11. Divide the children back into groups and provide each group with the container of graham crackers and large rock. The graham crackers are the lunar surface, the rock is a large asteroid! Ask the children to drop the asteroid, from about waist high, into the container.

  • What happens?
  • Have them repeat the process 5 times. What do they observe?
  • Have them repeat the process ~20 more times. What do they observe?

12. Bring the children back together to discuss their observations and thoughts.

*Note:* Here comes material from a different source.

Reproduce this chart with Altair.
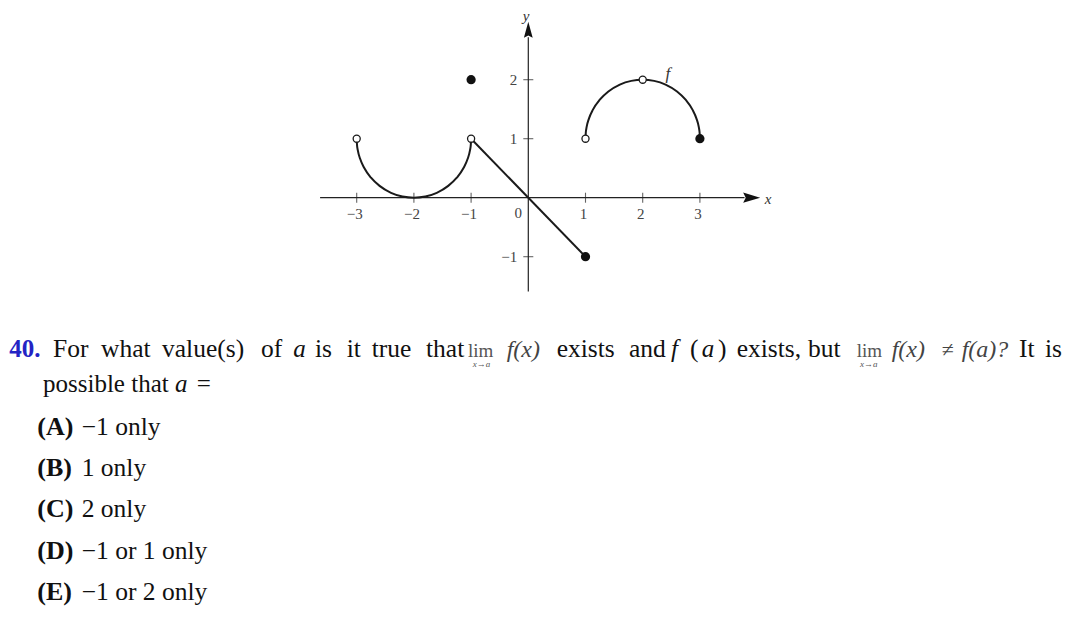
import altair as alt
import pandas as pd

# ---------------- graph data ----------------
arc1_x = [-3, -2.995, -2.98, -2.94, -2.87, -2.75, -2.6, -2.4, -2.2, -2.0,
          -1.8, -1.6, -1.4, -1.25, -1.13, -1.06, -1.02, -1.005, -1]
arc1_y = [1, 0.9, 0.801, 0.659, 0.507, 0.339, 0.2, 0.083, 0.02, 0,
          0.02, 0.083, 0.2, 0.339, 0.507, 0.659, 0.801, 0.9, 1]
arc2_x = [1, 1.005, 1.02, 1.06, 1.13, 1.25, 1.4, 1.6, 1.8, 2.0,
          2.2, 2.4, 2.6, 2.75, 2.87, 2.94, 2.98, 2.995, 3]
arc2_y = [1, 1.1, 1.199, 1.341, 1.493, 1.661, 1.8, 1.917, 1.98, 2,
          1.98, 1.917, 1.8, 1.661, 1.493, 1.341, 1.199, 1.1, 1]
seg_x = [-1, 1]
seg_y = [1, -1]
open_x = [-3, -1, 1, 2]
open_y = [1, 1, 1, 2]
closed_x = [-1, 1, 3]
closed_y = [2, -1, 1]
x_ticks = [-3, -2, -1, 1, 2, 3]
x_tick_labels = ["\u22123", "\u22122", "\u22121", "1", "2", "3"]
y_ticks = [-1, 1, 2]
y_tick_labels = ["\u22121", "1", "2"]
x_axis_ext = [-3.64, 3.78]
y_axis_ext = [-1.59, 2.72]

# ---------------- question text ----------------
q_number = "40."
line1_words = ["For", "what", "value(s)", "of", "is", "it", "true", "that",
               "exists", "and", "(", ")", "exists,", "but", "It", "is"]
line1_x = [53, 101, 162, 261, 315, 346.7, 371.7, 426,
           556.7, 629, 690, 718, 736.7, 808, 1019, 1045]
line1_italic = ["a", "f", "a"]
line1_italic_x = [293.3, 671, 701.7]
lim_x = [468, 856.7]
sub_x = [472.7, 860]
fx_words = ["f(x)", "f(x)", "f(a)?"]
fx_x = [506.7, 891.7, 961.7]
neq_x = [941.7]
line2_text = "possible that"
option_labels = ["(A)", "(B)", "(C)", "(D)", "(E)"]
option_texts = ["\u22121 only", "1 only", "2 only", "\u22121 or 1 only", "\u22121 or 2 only"]
option_baselines = [435, 475.5, 517.3, 559, 599.5]

# ---------------- geometry of the canvas ----------------
W, H = 1055, 603
UX, UY = 57.2, 59.0
X0, Y0 = 520.3, 189.7     # pixel position of the origin inside the chart
XMIN = -X0 / UX
XMAX = XMIN + W / UX
YMAX = Y0 / UY
YMIN = YMAX - H / UY
xs = alt.Scale(domain=[XMIN, XMAX], nice=False, zero=False)
ys = alt.Scale(domain=[YMIN, YMAX], nice=False, zero=False)
SERIF = "Liberation Serif"


def X(f="x"):
    return alt.X(f"{f}:Q", scale=xs, axis=None)


def Y(f="y"):
    return alt.Y(f"{f}:Q", scale=ys, axis=None)


# axes
axes_df = pd.DataFrame({
    "x": [x_axis_ext[0], 0], "x2": [x_axis_ext[1], 0],
    "y": [0, y_axis_ext[0]], "y2": [0, y_axis_ext[1]],
})
axes = alt.Chart(axes_df).mark_rule(color="#222", strokeWidth=1.2).encode(
    x=X(), x2="x2:Q", y=Y(), y2="y2:Q")

arrow_x = alt.Chart(pd.DataFrame({"x": [3.905], "y": [0]})).mark_point(
    shape="M-1,-0.6L1,0L-1,0.6L-0.7,0Z", size=289, filled=True,
    color="#111", opacity=1).encode(x=X(), y=Y())
arrow_y = alt.Chart(pd.DataFrame({"x": [0], "y": [2.846]})).mark_point(
    shape="M-0.55,1L0,-1L0.55,1L0,0.7Z", size=256, filled=True,
    color="#111", opacity=1).encode(x=X(), y=Y())

xt = alt.Chart(pd.DataFrame({"x": x_ticks, "y": [0] * len(x_ticks),
                             "t": x_tick_labels}))
xtick_marks = xt.mark_tick(orient="vertical", size=10, thickness=1.1,
                           color="#222").encode(x=X(), y=Y())
xtick_text = xt.mark_text(font=SERIF, fontSize=15, color="#444",
                          baseline="middle", align="center", dy=16,
                          dx=-2).encode(x=X(), y=Y(), text="t:N")
yt = alt.Chart(pd.DataFrame({"x": [0] * len(y_ticks), "y": y_ticks,
                             "t": y_tick_labels}))
ytick_marks = yt.mark_tick(orient="horizontal", size=10, thickness=1.1,
                           color="#222").encode(x=X(), y=Y())
ytick_text = yt.mark_text(font=SERIF, fontSize=15, color="#444",
                          baseline="middle", align="right", dx=-11).encode(
    x=X(), y=Y(), text="t:N")
zero_text = alt.Chart(pd.DataFrame({"x": [0], "y": [0], "t": ["0"]})).mark_text(
    font=SERIF, fontSize=15, color="#444", baseline="middle", align="center",
    dx=-10, dy=15).encode(x=X(), y=Y(), text="t:N")

axis_names = alt.Chart(pd.DataFrame({
    "x": [4.19, -0.04, 2.44], "y": [-0.02, 3.08, 2.10], "t": ["x", "y", "f"],
    "s": [15, 15, 17]})).mark_text(
    font=SERIF, fontStyle="italic", color="#333", baseline="middle",
    align="center").encode(x=X(), y=Y(), text="t:N",
                           size=alt.Size("s:Q", scale=None, legend=None))

# curves
rows = []
for piece, (px, py) in enumerate([(arc1_x, arc1_y), (seg_x, seg_y), (arc2_x, arc2_y)]):
    for i, (a, b) in enumerate(zip(px, py)):
        rows.append({"piece": piece, "i": i, "x": a, "y": b})
curves = alt.Chart(pd.DataFrame(rows)).mark_line(
    color="#1a1a1a", strokeWidth=2, interpolate="monotone").encode(
    x=X(), y=Y(), detail="piece:N", order="i:Q")

open_pts = alt.Chart(pd.DataFrame({"x": open_x, "y": open_y})).mark_point(
    shape="circle", size=50, filled=True, fill="white", stroke="#1a1a1a",
    strokeWidth=1.3, opacity=1).encode(x=X(), y=Y())
closed_pts = alt.Chart(pd.DataFrame({"x": closed_x, "y": closed_y})).mark_point(
    shape="circle", size=85, filled=True, color="#111", opacity=1).encode(
    x=X(), y=Y())


# ---------------- text (pixel placed) ----------------
def text_layer(texts, xs_px, ys_px, **mark):
    df = pd.DataFrame({"t": texts, "px": [v - 8 for v in xs_px],
                       "py": [v - 8 for v in ys_px]})
    base = dict(font=SERIF, align="left", baseline="alphabetic")
    base.update(mark)
    return alt.Chart(df).mark_text(**base).encode(
        x=alt.X("px:Q", scale=None, axis=None),
        y=alt.Y("py:Q", scale=None, axis=None),
        text="t:N")


B1, B2 = 357, 391.7
t_num = text_layer([q_number], [40.5], [B1], fontSize=25, fontWeight="bold",
                   color="#2424c4", align="right")
t_l1 = text_layer(line1_words, line1_x, [B1] * len(line1_words),
                  fontSize=25.5, color="#111")
t_l1i = text_layer(line1_italic, line1_italic_x, [B1] * 3, fontSize=25,
                   fontStyle="italic", color="#111")
t_lim = text_layer(["lim", "lim"], lim_x, [B1, B1], fontSize=19, color="#555")
t_sub = text_layer(["x\u2192a", "x\u2192a"], sub_x, [367, 367], fontSize=9,
                   fontStyle="italic", color="#555")
t_fx = text_layer(fx_words, fx_x, [B1] * 3, fontSize=24, fontStyle="italic",
                  color="#444")
t_neq = text_layer(["\u2260"], neq_x, [B1], fontSize=22, color="#444")
t_l2 = text_layer([line2_text, "="], [43, 196.7], [B2, B2], fontSize=25,
                  color="#111")
t_l2i = text_layer(["a"], [175], [B2], fontSize=25, fontStyle="italic",
                   color="#111")
t_optl = text_layer(option_labels, [37.3] * 5, option_baselines, fontSize=26,
                    fontWeight="bold", color="#111")
t_optt = text_layer(option_texts, [81.7] * 5, option_baselines, fontSize=25.5,
                    color="#111")

chart = alt.layer(
    axes, arrow_x, arrow_y, xtick_marks, ytick_marks, xtick_text, ytick_text,
    zero_text, axis_names, curves, open_pts, closed_pts,
    t_num, t_l1, t_l1i, t_lim, t_sub, t_fx, t_neq, t_l2, t_l2i, t_optl, t_optt,
).properties(
    width=W, height=H, padding=0, autosize=alt.AutoSizeParams(type="none"),
    background="white",
).configure_view(stroke=None)

chart.save("out.html", embed_options={"renderer": "svg", "actions": False})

  • What process does this represent? Impactors striking the surface of the Moon — or Earth! — breaking down the surface rocks into regolith.
  • What changed from one impact to five to twenty? The graham cracker rocks became more broken and the crumb regolith became thicker and finer.
  • What does this tell us about how impacts by asteroids and comets contribute to the breakdown of rocks?
  • Does this happen on Earth? Yes, but only rarely. Earth's surface is constantly "recycled" by wind and water and other processes, so the evidence of many of these craters has been erased. Earth's atmosphere also helps to protect us from being struck by smaller asteroids; they burn up in our atmosphere, making the beautiful streaks of light — meteors — that we occasionally see.
  • Do impacts occur on the Moon? Yes, also rarely now, but wind and water do not flow on the Moon's surface. Once craters form, they are not altered by other processes unless they get hit by another rock from space! The Moon's surface preserves a record of almost four and a half billion years of impact, after impact, after impact, after impact!
  • Do impacts help form regolith on the Moon? You bet! They are the main process forming lunar regolith.


Revisit with the children what they have learned.

  • How do soils form on Earth?
  • Do these same processes form regolith on the Moon?
  • How does regolith form on the Moon?
  • What will the LRO tell us about lunar "soils?"